Я фигею от этой статистики — пять убитых за каждый выход, чаще всего просто по дороге с позиций.
...
— Русские очень быстро идут, по километру или полкилометра в день, а командирам надо удерживать какую-то линию фронта, — объясняет Тарас. — Поэтому, чтобы ускорить процесс, отдаются приказы, которые рискуют жизнью солдат. Командование давит на нашего командира, и он гонит пацанов. Например, вместо того чтобы идти по-серому, приходится выходить ночью, когда мы видны в тепловизор. Нас так кидали группу за группой — и нашу роту размотали. Когда меня ранило, там оставалось человек сорок. Полной-то роты никогда не было — только в самом начале, но после первого выхода процентов 30 ушли в СЗЧ, а кто-то его и не дожидался. И воевало сначала полроты, потом четверть роты, а сейчас там человек десять. Пока я лечился, из тех, с кем я воевал, никого не осталось.
...
Все солдаты говорят, что людей на фронте катастрофически не хватает.

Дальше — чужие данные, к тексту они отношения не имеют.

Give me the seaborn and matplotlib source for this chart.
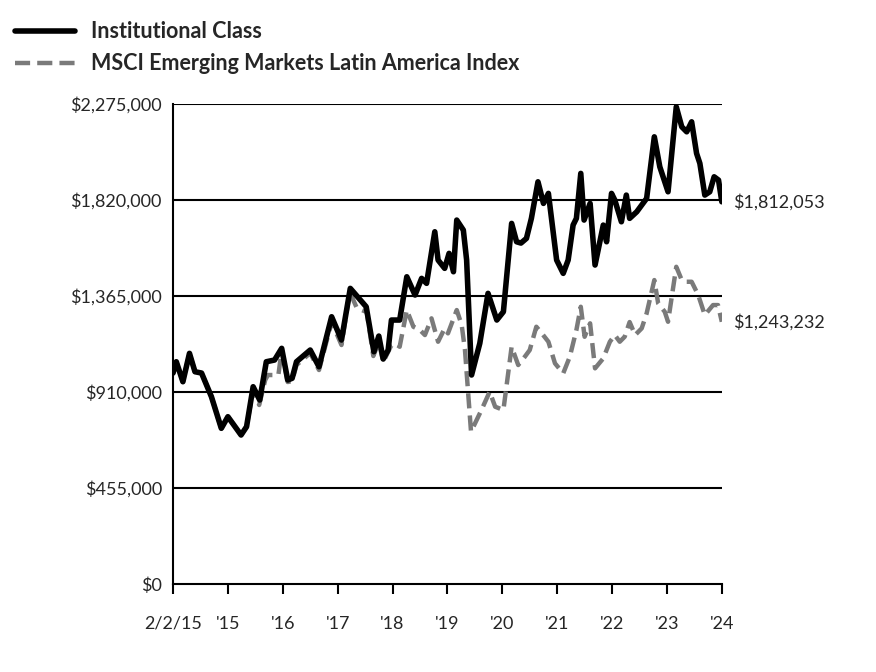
import pandas as pd
import numpy as np
import seaborn as sns
import matplotlib.pyplot as plt
from matplotlib.ticker import FuncFormatter

# years since inception (2/2/15 = 0, '24 = 10)
fund_t = [0.00, 0.06, 0.18, 0.30, 0.40, 0.52, 0.70, 0.88, 1.00, 1.24, 1.34, 1.46, 1.58, 1.70,
          1.85, 1.98, 2.09, 2.17, 2.25, 2.50, 2.66, 2.89, 3.07, 3.23, 3.52, 3.66, 3.75, 3.83,
          3.92, 3.98, 4.13, 4.26, 4.41, 4.53, 4.62, 4.77, 4.83, 4.95, 5.03, 5.11, 5.17, 5.29,
          5.35, 5.44, 5.59, 5.74, 5.90, 6.02, 6.17, 6.26, 6.34, 6.44, 6.53, 6.65, 6.75, 6.84,
          6.99, 7.11, 7.20, 7.29, 7.35, 7.43, 7.49, 7.60, 7.69, 7.84, 7.90, 7.99, 8.05, 8.17,
          8.26, 8.32, 8.45, 8.54, 8.63, 8.77, 8.87, 9.02, 9.17, 9.27, 9.36, 9.45, 9.54, 9.60,
          9.69, 9.78, 9.86, 9.94, 10.00]
fund_val = [1000000, 1053700, 958900, 1093500, 1006300, 1000100, 887800, 738000, 793000, 706300,
            745600, 935200, 872200, 1053700, 1061800, 1117200, 967000, 975000, 1053700, 1109200,
            1030000, 1267000, 1156600, 1401600, 1314400, 1101100, 1175500, 1066500, 1109200,
            1251400, 1251400, 1456600, 1369900, 1449000, 1425300, 1670000, 1535800, 1496400,
            1567500, 1480300, 1725400, 1678000, 1535800, 990700, 1140900, 1377900, 1251400,
            1290700, 1709700, 1622500, 1616300, 1638600, 1733400, 1906900, 1804500, 1851900,
            1535800, 1472700, 1535800, 1701700, 1733400, 1946700, 1725400, 1804500, 1512100,
            1701700, 1622500, 1851900, 1820200, 1717300, 1843900, 1733400, 1764700, 1796500,
            1828200, 2120200, 1978000, 1859500, 2262400, 2167600, 2143900, 2191300, 2041500,
            1994100, 1843900, 1859500, 1930600, 1915000, 1812053]

index_t = [0.00, 0.06, 0.18, 0.30, 0.40, 0.52, 0.70, 0.88, 1.00, 1.24, 1.34, 1.46, 1.57, 1.68,
           1.73, 1.92, 1.98, 2.09, 2.17, 2.25, 2.50, 2.66, 2.89, 3.07, 3.22, 3.35, 3.53, 3.65,
           3.75, 3.83, 3.98, 4.04, 4.13, 4.26, 4.38, 4.50, 4.59, 4.71, 4.83, 4.95, 5.01, 5.17,
           5.26, 5.32, 5.43, 5.62, 5.77, 5.87, 6.02, 6.17, 6.29, 6.41, 6.50, 6.62, 6.72, 6.84,
           6.96, 7.11, 7.23, 7.35, 7.43, 7.50, 7.60, 7.69, 7.84, 7.96, 8.05, 8.14, 8.23, 8.32,
           8.42, 8.54, 8.63, 8.77, 8.84, 8.96, 9.02, 9.17, 9.27, 9.36, 9.45, 9.57, 9.69, 9.84,
           9.93, 10.00]
index_val = [1000000, 1053700, 958900, 1093500, 1006300, 1000100, 887800, 738000, 793000, 706300,
             745600, 919600, 848500, 967000, 990700, 990700, 1109200, 957500, 962200, 1038100,
             1094900, 1014400, 1241900, 1132900, 1384100, 1308200, 1289300, 1080700, 1147100,
             1052300, 1132900, 1140900, 1124800, 1298800, 1219600, 1204000, 1180300, 1259400,
             1148500, 1212000, 1188300, 1298800, 1227700, 1109200, 721900, 824800, 911500,
             840400, 824800, 1124800, 1038100, 1077400, 1109200, 1219600, 1188300, 1148500,
             1046100, 998700, 1077400, 1204000, 1314400, 1172200, 1235700, 1022400, 1069800,
             1148500, 1180300, 1148500, 1172200, 1241900, 1180300, 1212000, 1283100, 1440900,
             1330500, 1290700, 1243300, 1504000, 1440900, 1432900, 1432900, 1369900, 1275100,
             1322400, 1322400, 1243232]

tick_labels = ["2/2/15", "'15", "'16", "'17", "'18", "'19", "'20", "'21", "'22", "'23", "'24"]
y_ticks = [0, 455000, 910000, 1365000, 1820000, 2275000]

fund_name = "Institutional Class"
index_name = "MSCI Emerging Markets Latin America Index"

sns.set_theme(style="white")
plt.rcParams['font.family'] = ['Lato', 'DejaVu Sans']

fig = plt.figure(figsize=(8.76, 6.72), dpi=100)
ax = fig.add_axes([0.1975, 0.131, 0.6265, 0.714])

df_fund = pd.DataFrame({"t": fund_t, "value": fund_val})
df_index = pd.DataFrame({"t": index_t, "value": index_val})

sns.lineplot(data=df_index, x="t", y="value", ax=ax, color="#7a7a7a", linewidth=3.2,
             label=index_name)
ax.lines[-1].set_dashes([3.4, 1.6])
sns.lineplot(data=df_fund, x="t", y="value", ax=ax, color="black", linewidth=4.0,
             label=fund_name)

ax.set_xlim(0, 10)
ax.set_ylim(0, 2275000)
ax.set_yticks(y_ticks)
ax.yaxis.set_major_formatter(FuncFormatter(lambda v, p: f"${v:,.0f}"))
ax.set_xticks(range(len(tick_labels)))
ax.set_xticklabels(tick_labels)
ax.set_xlabel("")
ax.set_ylabel("")
for v in y_ticks[1:]:
    ax.axhline(v, color="black", linewidth=1.5, zorder=1)

for s in ["top", "right"]:
    ax.spines[s].set_visible(False)
for s in ["left", "bottom"]:
    ax.spines[s].set_color("black")
    ax.spines[s].set_linewidth(1.5)
ax.tick_params(axis="x", direction="out", length=7, width=1.5, color="black",
               pad=16, labelsize=13, bottom=True)
ax.tick_params(axis="y", length=0, pad=8, labelsize=13)

ax.text(1.02, fund_val[-1], f"${fund_val[-1]:,.0f}", transform=ax.get_yaxis_transform(),
        va="center", ha="left", fontsize=13)
ax.text(1.02, index_val[-1], f"${index_val[-1]:,.0f}", transform=ax.get_yaxis_transform(),
        va="center", ha="left", fontsize=13)

handles, labels = ax.get_legend_handles_labels()
ax.get_legend().remove()
leg = fig.legend(handles[::-1], labels[::-1], loc="upper left", bbox_to_anchor=(-0.005, 0.997),
                 frameon=False, handlelength=2.8, handletextpad=0.75, labelspacing=0.5,
                 borderpad=0.4, prop={"weight": "bold", "size": 15.5})

fig.savefig("out.png", dpi=100)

Подразделения укомплектованы на 20%, поэтому люди сидят в окопах неделями и месяцами, их некем менять.
— Нет срока службы — сюда пришли, а уйти уже не уйдешь. Отсюда выход один — триста или двести…
— Или СЗЧ, — вставляет сосед.
...
От солдат фонит пессимизмом. Раньше измученные военные горячо возмущались теми, кто не хочет прийти им на смену. Теперь ненависть и презрение сменились обреченным принятием — кто же добровольно сюда полезет. К уходу в СЗЧ теперь тоже относятся с пониманием.
Наверное, главная трагедия нынешнего этапа войны — невозможность быстро вывезти раненых. За каждым медэваком охотятся дроны, поэтому возить можно только «по-серому» или по туману. Раненые по три-пять дней лежат на позициях, мучаются и умирают: выживаемость связана главным образом со скоростью доставки в госпиталь.
...
Одна женщина-парамедик объясняет мне, почему многие раненые такие худые:
— Я везла паренька, очень худого. Он говорит: «Я до больницы ничего не буду. Мы месяц почти ничего не ели и не пили, чтобы в туалет из блиндажа не выходить…»
Дроны методично истребляют людей, пехота измельчается, как в шредере, стачивается, как карандаш в электроточилке. Пазл складывается в моей голове. Теперь я понимаю, что именно значат патрули ТЦК на улицах и откуда взялся животный страх перед «бусификацией». То, о чем говорят солдаты, не показывают по телику, но люди каким-то образом это чувствуют.